The organization that brought Rent Control to Santa Monica in the late 1970’s SMRR (Santa Monicans for Renters Rights) publicly opposed the Hines project and key SMRR leaders spoke against the project at the Council hearing.
There was a split in the SMRR-endorsed Council Members. On the SMRR website, Sonya Fox Sultan, SMRR Steering Committee, wrote of the SMRR opposition to the Hines project, concluding with “SMRR endorsed Council members Kevin McKeown, Tony Vasquez, and Ted Winterer voted NO.” She did not write that SMRR endorsed Council Members Pam O’Connor, Gleam Davis, and Terry O’Day voted YES.
Is the split in SMRR endorsed Council Members an indicator of conflict at the upcoming Aug. 3, 2014 SMRR Convention? Does the division of SMRR votes on the Council reflect a division within SMRR? How will it effect SMRR endorsements? What does it mean for the election and the next Council?

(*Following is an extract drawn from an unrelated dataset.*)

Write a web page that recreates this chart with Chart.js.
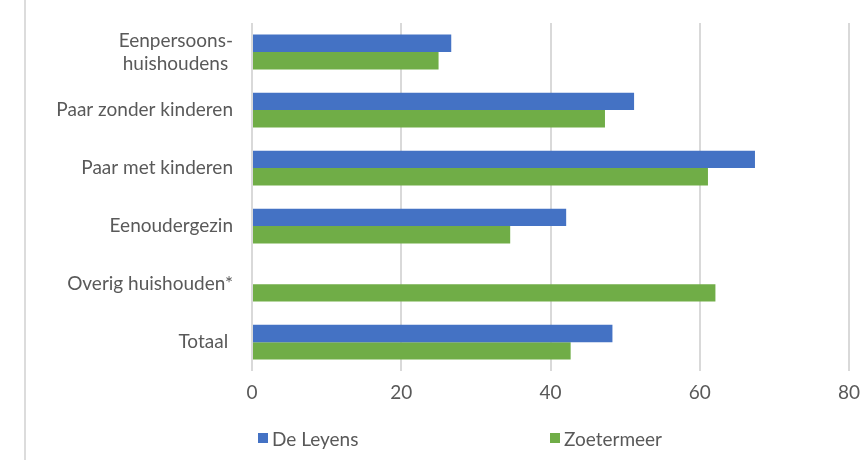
<!DOCTYPE html>
<html>
<head>
<meta charset="utf-8">
<script src="https://cdn.jsdelivr.net/npm/chart.js@4"></script>
<style>
  body { margin: 0; background: #fff; font-family: Lato, "Open Sans", sans-serif; }
  #wrap { position: relative; width: 861px; height: 460px; }
  #edge { position: absolute; left: 24px; top: 0; width: 2px; height: 460px; background: #dcdcdc; }
  #legend { position: absolute; top: 426px; left: 0; width: 861px; height: 24px; }
  .item { position: absolute; top: 0; display: flex; align-items: center; height: 24px;
          font-size: 19px; color: #595959; }
  .box { display: inline-block; width: 10px; height: 10px; margin-right: 4px; }
</style>
</head>
<body>
<div id="wrap">
  <div id="edge"></div>
  <canvas id="chart" width="861" height="460"></canvas>
  <div id="legend"></div>
</div>
<script>
// categories + series
const categories = [
   ['Eenpersoons-', 'huishoudens '],
   'Paar zonder kinderen',
   'Paar met kinderen',
   'Eenoudergezin',
   'Overig huishouden*',
   'Totaal '
];
const deLeyens   = [26.7, 51.2, 67.4, 42.1, null, 48.3];
const zoetermeer = [25.0, 47.3, 61.1, 34.6, 62.1, 42.7];
const xTicks = [0, 20, 40, 60, 80];
const legendX = [258, 550];

Chart.defaults.font.family = 'Lato, "Open Sans", sans-serif';
Chart.defaults.color = '#595959';

const chart = new Chart(document.getElementById('chart').getContext('2d'), {
   type: 'bar',
   data: {
      labels: categories,
      datasets: [
         {
            label: 'De Leyens',
            data: deLeyens,
            backgroundColor: '#4472C4',
            categoryPercentage: 0.6,
            barPercentage: 1.0
         },
         {
            label: 'Zoetermeer',
            data: zoetermeer,
            backgroundColor: '#70AD47',
            categoryPercentage: 0.6,
            barPercentage: 1.0
         }
      ]
   },
   options: {
      indexAxis: 'y',
      responsive: false,
      animation: false,
      layout: { padding: { left: 30, right: 12, top: 23, bottom: 46 } },
      plugins: {
         legend: { display: false },
         tooltip: { enabled: false }
      },
      scales: {
         x: {
            min: 0,
            max: 80,
            afterBuildTicks: (s) => { s.ticks = xTicks.map(v => ({ value: v })); },
            afterFit: (s) => { s.paddingLeft = 0; s.paddingRight = 0; },
            grid: { color: '#d9d9d9', lineWidth: 2, drawTicks: false },
            border: { display: false },
            ticks: { font: { size: 19 }, padding: 10 }
         },
         y: {
            grid: { display: false, drawTicks: false },
            border: { display: false },
            afterFit: (s) => { s.width = 222; s.paddingTop = 0; s.paddingBottom = 0; },
            ticks: { font: { size: 19 }, padding: 19 }
         }
      }
   }
});

// legend built from the datasets
const legendEl = document.getElementById('legend');
chart.data.datasets.forEach((ds, i) => {
   const item = document.createElement('div');
   item.className = 'item';
   item.style.left = legendX[i] + 'px';
   item.innerHTML = '<span class="box" style="background:' + ds.backgroundColor + '"></span>' + ds.label;
   legendEl.appendChild(item);
});
</script>
</body>
</html>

Fifteen candidates have pulled papers to begin the process of getting the necessary 100 Santa Monica voter signatures on a candidate petition to qualify for the ballot. The candidates are: currently serving Council Members Kevin McKeown and Pam O’Connor and former Council Member Michael Feinstein; Planning Commissioners Sue Himmelrich, Jennifer Kennedy, Richard McKinnon and former Planning Commissioner Frank Gruber; Recreation and Parks Commissioner Phil Brock; community activist Jerry Rubin; and community members Nick Boles, Terence Later, Jon Mann, Ken Robin, Whitney Scott Bain, and Jessica Miller. Still unknown is whether or not Council Member Bob Holbrook, whose term is up, will run again.

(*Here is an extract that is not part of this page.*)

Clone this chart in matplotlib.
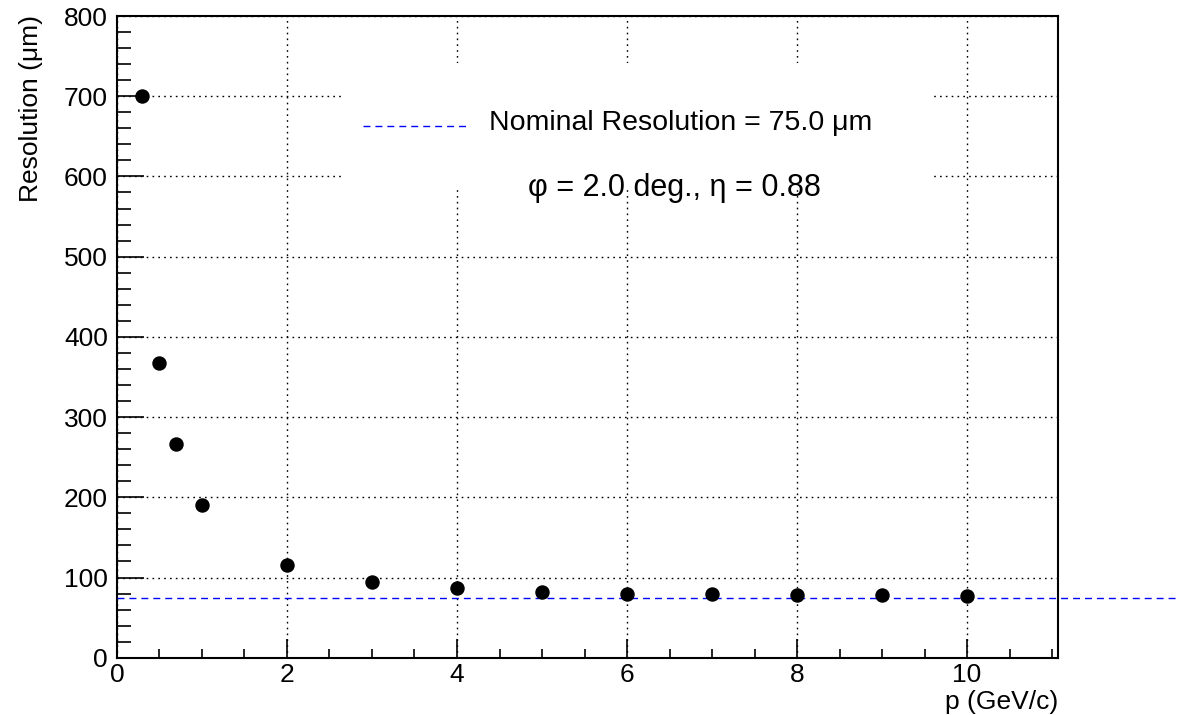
import numpy as np
import matplotlib
matplotlib.use("Agg")
import matplotlib.pyplot as plt
from matplotlib.ticker import MultipleLocator
from matplotlib.patches import Rectangle
from matplotlib.lines import Line2D

plt.rcParams['font.family'] = ['Liberation Sans', 'DejaVu Sans']

# measured resolution vs momentum
p_gev = [0.3, 0.5, 0.7, 1.0, 2.0, 3.0, 4.0, 5.0, 6.0, 7.0, 8.0, 9.0, 10.0]
resolution_um = [700, 368, 267, 190, 116, 95, 87, 82, 80, 79, 78.5, 78, 77.5]
nominal_um = 75.0
phi_deg = 2.0
eta = 0.88

fig = plt.figure(figsize=(11.79, 7.15), dpi=100)
ax = fig.add_axes([0.0992, 0.0801, 0.7982, 0.8975])

ax.plot(p_gev, resolution_um, 'o', color='black', markersize=9.4, zorder=4)

# nominal line, runs past the frame to the edge of the canvas
ax.axhline(nominal_um, xmin=0, xmax=1.13, color='blue', lw=1.0,
           linestyle=(0, (5, 3.6)), clip_on=False, zorder=3)

ax.set_xlim(0, 11.07)
ax.set_ylim(0, 800)
ax.xaxis.set_major_locator(MultipleLocator(2))
ax.xaxis.set_minor_locator(MultipleLocator(0.5))
ax.yaxis.set_major_locator(MultipleLocator(100))
ax.yaxis.set_minor_locator(MultipleLocator(20))

ax.tick_params(axis='both', which='both', direction='in', top=False, right=False,
               labelsize=19, width=1.2)
ax.tick_params(axis='x', which='major', length=13.7, pad=3.5)
ax.tick_params(axis='x', which='minor', length=6.8)
ax.tick_params(axis='y', which='major', length=19.4, pad=6.5)
ax.tick_params(axis='y', which='minor', length=10)

for s in ax.spines.values():
    s.set_linewidth(1.5)

ax.grid(True, which='major', color='black', lw=1.0, linestyle=(0, (1.2, 3.0)))

# white legend pad hiding the grid
box = Rectangle((340.7 / 1179, 1 - 186.7 / 715), 591.0 / 1179, 124.0 / 715,
                transform=fig.transFigure, facecolor='white', edgecolor='none',
                zorder=1.8)
ax.add_patch(box)

fig.lines.append(Line2D([363 / 1179, 466 / 1179], [1 - 126.3 / 715] * 2,
                        transform=fig.transFigure, color='blue', lw=1.0,
                        linestyle=(0, (5, 3.6))))
fig.text(489 / 1179, 1 - 123 / 715, f"Nominal Resolution = {nominal_um:.1f} \u03bcm",
         fontsize=20.5, ha='left', va='center')
fig.text(674 / 1179, 1 - 188 / 715, f"\u03c6 = {phi_deg:.1f} deg., \u03b7 = {eta:.2f}",
         fontsize=22, ha='center', va='center')

fig.text(0.026, 0.979, "Resolution (\u03bcm)", fontsize=19, rotation=90,
         ha='center', va='top')
fig.text(0.8974, 0.002, "p (GeV/c)", fontsize=19, ha='right', va='bottom')

fig.savefig("out.png", dpi=100)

Editor's Note: Only campaign links provided from the City Clerk's are listed above.
Election day, Nov. 4, is almost four months away but campaigning is full on.
Current Mayor Pam O’Connor, a five-time SMRR-endorsed candidate is not expected to receive another SMRR endorsement nor the campaign and financial support that goes with the SMRR endorsement.
O’Connor is expected to run a vigorous campaign. Early endorsements include LA County Supervisor Zev Yaroslavsky and LA City Council Member Mike Bonin. O’Connor has worked with both of them on regional transportation issues and bringing the Expo Line to Santa Monica. Other early endorsements come from State Assembly Member Richard Bloom and Santa Monica Council Members Gleam Davis, Terry O’Day, and Bob Holbrook.
The community organization SMCLC (Santa Monica Coalition for a Livable City) moved quickly to endorse Kevin McKeown, Sue Himmelrich, and Richard McKinnon, saying: “Santa Monica faces a historic election…when residents will have a chance to fundamentally change the current council, from one where the majority largely rubber stamps a steady onslaught of high-density, traffic-clogging overdevelopment – to one that will act for residents, not developers. The scale, character, and livability of our City is at stake.”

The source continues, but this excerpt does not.